• **WORK REQUIRED**:
Extract only the first line of the listing and every line after it up to and including the one with "1.01, 1.20, 1.33];". Omit the pictures.

** BEGIN **

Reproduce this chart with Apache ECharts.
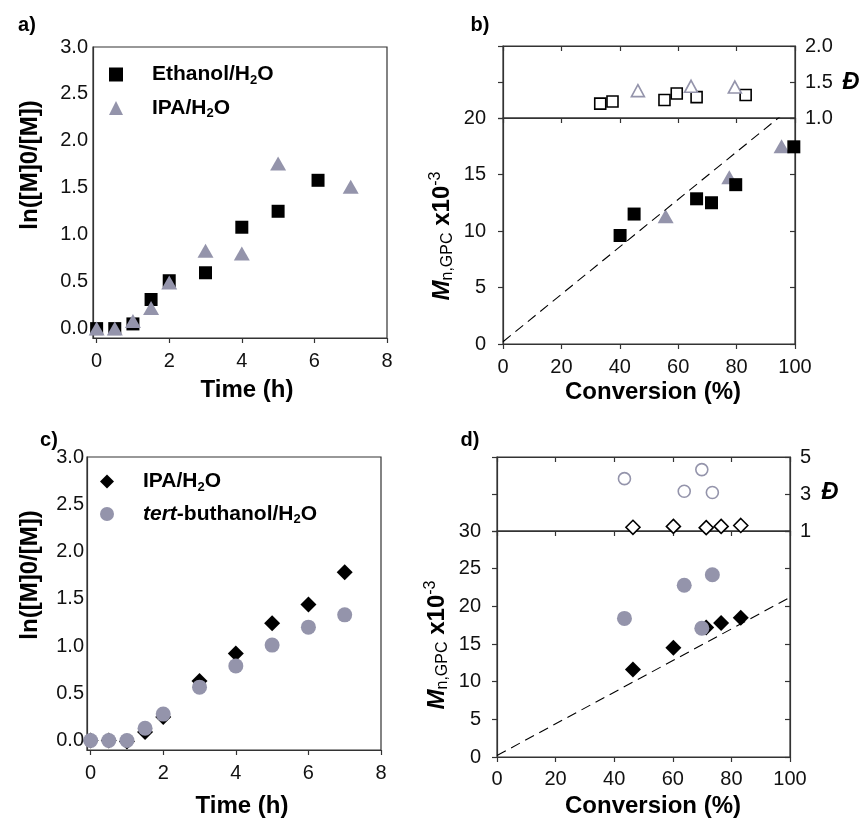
<!DOCTYPE html>
<html>
<head>
<meta charset="utf-8">
<script src="https://cdn.jsdelivr.net/npm/echarts@6/dist/echarts.min.js"></script>
<style>
  html, body { margin: 0; padding: 0; background: #fff; }
  #chart { width: 861px; height: 819px; }
</style>
</head>
<body>
<div id="chart"></div>
<script>
// ---------- a) first-order kinetics, ethanol vs IPA ----------
const timeEthanolA = [0, 0.5, 1, 1.5, 2, 3, 4, 5, 6.1];
const lnEthanolA   = [0, 0, 0.05, 0.31, 0.51, 0.595, 1.08, 1.25, 1.58];
const timeIpaA     = [0, 0.5, 1, 1.5, 2, 3, 4, 5, 7];
const lnIpaA       = [0, 0, 0.08, 0.22, 0.49, 0.83, 0.80, 1.76, 1.51];

// ---------- b) Mn and dispersity vs conversion ----------
const convEthanolB = [40.1, 44.9, 66.3, 71.4, 79.7, 99.6];
const mnEthanolB   = [9.6, 11.5, 12.85, 12.5, 14.1, 17.45];
const convIpaB     = [55.7, 77.5, 95.4];
const mnIpaB       = [11.3, 14.75, 17.5];
const convEthanolDispB = [33.3, 37.5, 55.3, 59.5, 66.3, 83.1];
const dispEthanolB     = [1.20, 1.23, 1.25, 1.34, 1.29, 1.32];
const convIpaDispB     = [46.2, 64.4, 79.4];
const dispIpaB         = [1.38, 1.44, 1.43];

// theoretical Mn line (x10^-3)
const theoryConv = [0, 100];
const theoryMn   = [0.2, 21.2];

// ---------- c) first-order kinetics, IPA vs tert-butanol ----------
const timeC   = [0, 0.5, 1, 1.5, 2, 3, 4, 5, 6, 7];
const lnIpaC  = [0, 0, -0.01, 0.09, 0.25, 0.63, 0.92, 1.24, 1.44, 1.78];
const lnTbuC  = [0, 0, 0, 0.13, 0.28, 0.565, 0.79, 1.01, 1.20, 1.33];

// ---------- d) Mn and dispersity vs conversion ----------
const convIpaD = [46.4, 60.2, 71.4, 76.5, 83.2];
const mnIpaD   = [11.6, 14.5, 17.2, 17.8, 18.5];
const dispIpaD = [1.20, 1.25, 1.18, 1.25, 1.30];
const convTbuD = [43.5, 63.9, 69.9, 73.5];
const mnTbuD   = [18.4, 22.8, 17.1, 24.2];
const dispTbuD = [3.83, 3.15, 4.32, 3.08];

// tick values
const timeTicks = [0, 2, 4, 6, 8];
const lnTicks   = [0, 0.5, 1, 1.5, 2, 2.5, 3];

const FONT = "'Liberation Sans', Arial, sans-serif";
const AXIS = '#333';
const GRAY = '#9494ab';
const pairs = (xs, ys) => xs.map((x, i) => [x, ys[i]]);

function axis(o) {
  return {
    type: 'value',
    gridIndex: o.grid,
    position: o.position,
    min: o.min, max: o.max, interval: o.interval,
    axisLine: { show: true, onZero: false, lineStyle: { color: AXIS, width: 1.2 } },
    splitLine: { show: false },
    axisTick: {
      show: o.tick !== false, inside: !!o.inside, length: 5,
      customValues: o.ticks, lineStyle: { color: AXIS, width: 1.2 }
    },
    axisLabel: {
      show: !!o.label, margin: o.margin || 8, customValues: o.ticks,
      formatter: o.fmt, color: '#111', fontSize: 20, fontFamily: FONT
    }
  };
}

const grids = [
  { left: 93,  top: 47,  width: 294, height: 291 }, // a
  { left: 503, top: 46,  width: 292, height: 72  }, // b top
  { left: 503, top: 118, width: 292, height: 226 }, // b bottom
  { left: 87,  top: 457, width: 294, height: 293 }, // c
  { left: 497, top: 457, width: 293, height: 74  }, // d top
  { left: 497, top: 531, width: 293, height: 226 }  // d bottom
].map(g => Object.assign(g, { show: true, borderColor: AXIS, borderWidth: 1.2, backgroundColor: 'transparent', outerBoundsMode: 'none' }));

const fix1 = v => v.toFixed(1);

const xAxes = [
  axis({ grid: 0, position: 'bottom', min: -0.1, max: 8, ticks: timeTicks, label: true, margin: 13 }),
  axis({ grid: 1, position: 'top', min: 0, max: 100, interval: 20, inside: true }),
  axis({ grid: 2, position: 'bottom', min: 0, max: 100, interval: 20, label: true, margin: 13 }),
  axis({ grid: 2, position: 'top', min: 0, max: 100, interval: 20, inside: true }),
  axis({ grid: 3, position: 'bottom', min: -0.1, max: 8, ticks: timeTicks, label: true, margin: 13 }),
  axis({ grid: 4, position: 'top', min: 0, max: 100, interval: 20, inside: true }),
  axis({ grid: 5, position: 'bottom', min: 0, max: 100, interval: 20, label: true, margin: 12 }),
  axis({ grid: 5, position: 'top', min: 0, max: 100, interval: 20, inside: true })
];

const yAxes = [
  axis({ grid: 0, position: 'left', min: -0.1, max: 3, ticks: lnTicks, label: true, margin: 5, fmt: fix1, tick: false }),
  axis({ grid: 1, position: 'left', min: 1, max: 2, interval: 0.5 }),
  axis({ grid: 1, position: 'right', min: 1, max: 2, interval: 0.5, inside: true, label: true, margin: 10, fmt: fix1 }),
  axis({ grid: 2, position: 'left', min: 0, max: 20, interval: 5, label: true, margin: 17 }),
  axis({ grid: 2, position: 'right', min: 0, max: 20, interval: 5, inside: true }),
  axis({ grid: 3, position: 'left', min: -0.1, max: 3, ticks: lnTicks, label: true, margin: 3, fmt: fix1, tick: false }),
  axis({ grid: 4, position: 'left', min: 1, max: 5, interval: 2 }),
  axis({ grid: 4, position: 'right', min: 1, max: 5, interval: 2, inside: true, label: true, margin: 10 }),
  axis({ grid: 5, position: 'left', min: 0, max: 30, interval: 5, label: true, margin: 16 }),
  axis({ grid: 5, position: 'right', min: 0, max: 30, interval: 5, inside: true })
];

function scatter(name, x, y, data, sym, size, style) {
  return { type: 'scatter', name, xAxisIndex: x, yAxisIndex: y, data, symbol: sym, symbolSize: size,
           itemStyle: style, silent: true, emphasis: { disabled: true } };
}
const solid = c => ({ color: c, opacity: 1 });
const hollow = c => ({ color: '#fff', borderColor: c, borderWidth: 1.6, opacity: 1 });
function theoryLine(x, y) {
  return { type: 'line', xAxisIndex: x, yAxisIndex: y, data: pairs(theoryConv, theoryMn),
           symbol: 'none', clip: true, silent: true,
           lineStyle: { color: '#000', width: 1.1, type: [10, 6] } };
}

const series = [
  // a
  scatter('Ethanol/H2O', 0, 0, pairs(timeEthanolA, lnEthanolA), 'rect', 13, solid('#000')),
  scatter('IPA/H2O', 0, 0, pairs(timeIpaA, lnIpaA), 'triangle', [16, 14], solid(GRAY)),
  // b dispersity
  scatter('Ethanol Đ', 1, 2, pairs(convEthanolDispB, dispEthanolB), 'rect', 11, hollow('#000')),
  scatter('IPA Đ', 1, 2, pairs(convIpaDispB, dispIpaB), 'triangle', [13, 12], hollow(GRAY)),
  // b Mn
  theoryLine(2, 3),
  scatter('IPA Mn', 2, 3, pairs(convIpaB, mnIpaB), 'triangle', [16, 14], solid(GRAY)),
  scatter('Ethanol Mn', 2, 3, pairs(convEthanolB, mnEthanolB), 'rect', 13, solid('#000')),
  // c
  scatter('IPA/H2O (tBuOH set)', 4, 5, pairs(timeC, lnIpaC), 'diamond', 16, solid('#000')),
  scatter('tert-buthanol/H2O', 4, 5, pairs(timeC, lnTbuC), 'circle', 15, solid(GRAY)),
  // d dispersity
  scatter('tBuOH Đ', 5, 7, pairs(convTbuD, dispTbuD), 'circle', 12, hollow(GRAY)),
  scatter('IPA Đ d', 5, 7, pairs(convIpaD, dispIpaD), 'diamond', 14, hollow('#000')),
  // d Mn
  theoryLine(6, 8),
  scatter('IPA Mn d', 6, 8, pairs(convIpaD, mnIpaD), 'diamond', 16, solid('#000')),
  scatter('tBuOH Mn', 6, 8, pairs(convTbuD, mnTbuD), 'circle', 15, solid(GRAY))
];

const richText = {
  g: { width: 24 },
  t: { fontSize: 21, fontWeight: 'bold', fontFamily: FONT, color: '#000', lineHeight: 24 },
  i: { fontSize: 21, fontWeight: 'bold', fontStyle: 'italic', fontFamily: FONT, color: '#000', lineHeight: 24 },
  s: { fontSize: 13, fontWeight: 'bold', fontFamily: FONT, color: '#000', lineHeight: 10, verticalAlign: 'bottom' }
};
const legendLabels = {
  'Ethanol/H2O': '{g| }{t|Ethanol/H}{s|2}{t|O}',
  'IPA/H2O': '{g| }{t|IPA/H}{s|2}{t|O}',
  'IPA/H2O (tBuOH set)': '{g| }{t|IPA/H}{s|2}{t|O}',
  'tert-buthanol/H2O': '{g| }{i|tert}{t|-buthanol/H}{s|2}{t|O}'
};
function legend(left, top, names, gap) {
  return { orient: 'vertical', left, top, itemWidth: 14, itemHeight: 14, itemGap: gap,
           selectedMode: false, data: names, formatter: n => legendLabels[n],
           textStyle: { rich: richText } };
}

// axis titles and panel letters
const titleRich = {
  t: { fontSize: 24, fontWeight: 'bold', fontFamily: FONT, fill: '#000', lineHeight: 28 },
  m: { fontSize: 24, fontWeight: 'bold', fontStyle: 'italic', fontFamily: FONT, fill: '#000', lineHeight: 28 },
  s: { fontSize: 16, fontFamily: FONT, fill: '#000', lineHeight: 12, verticalAlign: 'bottom' },
  p: { fontSize: 16, fontFamily: FONT, fill: '#000', lineHeight: 8, verticalAlign: 'top' }
};
function label(text, x, y, opts) {
  opts = opts || {};
  return { type: 'text', x, y, rotation: opts.rot || 0, silent: true,
           style: { text, rich: opts.rich, fill: '#000', fontFamily: FONT,
                    fontSize: opts.size || 24, fontWeight: 'bold', fontStyle: opts.italic ? 'italic' : 'normal',
                    align: 'center', verticalAlign: 'middle' } };
}
const mnTitle = '{m|M}{s|n,GPC}{t| x10}{p|-3}';
const graphics = [
  label('a)', 27, 25, { size: 20 }),
  label('b)', 480, 25, { size: 20 }),
  label('c)', 49, 440, { size: 20 }),
  label('d)', 470, 440, { size: 20 }),
  label('ln([M]0/[M])', 30, 165, { rot: Math.PI / 2 }),
  label('Time (h)', 247, 390),
  label(mnTitle, 442, 236, { rot: Math.PI / 2, rich: titleRich }),
  label('Conversion (%)', 653, 392),
  label('Đ', 851, 82, { italic: true }),
  label('ln([M]0/[M])', 30, 575, { rot: Math.PI / 2 }),
  label('Time (h)', 242, 806),
  label(mnTitle, 437, 645, { rot: Math.PI / 2, rich: titleRich }),
  label('Conversion (%)', 653, 806),
  label('Đ', 830, 492, { italic: true })
];

const chart = echarts.init(document.getElementById('chart'), null, { renderer: 'canvas' });
chart.setOption({
  backgroundColor: '#fff',
  animation: false,
  textStyle: { fontFamily: FONT },
  grid: grids,
  xAxis: xAxes,
  yAxis: yAxes,
  series,
  legend: [
    legend(104, 59, ['Ethanol/H2O', 'IPA/H2O'], 11),
    legend(95, 466, ['IPA/H2O (tBuOH set)', 'tert-buthanol/H2O'], 10)
  ],
  graphic: graphics
});
</script>
</body>
</html>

** END **

• **RESULT**:
Reproduce this chart with Apache ECharts.
<!DOCTYPE html>
<html>
<head>
<meta charset="utf-8">
<script src="https://cdn.jsdelivr.net/npm/echarts@6/dist/echarts.min.js"></script>
<style>
  html, body { margin: 0; padding: 0; background: #fff; }
  #chart { width: 861px; height: 819px; }
</style>
</head>
<body>
<div id="chart"></div>
<script>
// ---------- a) first-order kinetics, ethanol vs IPA ----------
const timeEthanolA = [0, 0.5, 1, 1.5, 2, 3, 4, 5, 6.1];
const lnEthanolA   = [0, 0, 0.05, 0.31, 0.51, 0.595, 1.08, 1.25, 1.58];
const timeIpaA     = [0, 0.5, 1, 1.5, 2, 3, 4, 5, 7];
const lnIpaA       = [0, 0, 0.08, 0.22, 0.49, 0.83, 0.80, 1.76, 1.51];

// ---------- b) Mn and dispersity vs conversion ----------
const convEthanolB = [40.1, 44.9, 66.3, 71.4, 79.7, 99.6];
const mnEthanolB   = [9.6, 11.5, 12.85, 12.5, 14.1, 17.45];
const convIpaB     = [55.7, 77.5, 95.4];
const mnIpaB       = [11.3, 14.75, 17.5];
const convEthanolDispB = [33.3, 37.5, 55.3, 59.5, 66.3, 83.1];
const dispEthanolB     = [1.20, 1.23, 1.25, 1.34, 1.29, 1.32];
const convIpaDispB     = [46.2, 64.4, 79.4];
const dispIpaB         = [1.38, 1.44, 1.43];

// theoretical Mn line (x10^-3)
const theoryConv = [0, 100];
const theoryMn   = [0.2, 21.2];

// ---------- c) first-order kinetics, IPA vs tert-butanol ----------
const timeC   = [0, 0.5, 1, 1.5, 2, 3, 4, 5, 6, 7];
const lnIpaC  = [0, 0, -0.01, 0.09, 0.25, 0.63, 0.92, 1.24, 1.44, 1.78];
const lnTbuC  = [0, 0, 0, 0.13, 0.28, 0.565, 0.79, 1.01, 1.20, 1.33];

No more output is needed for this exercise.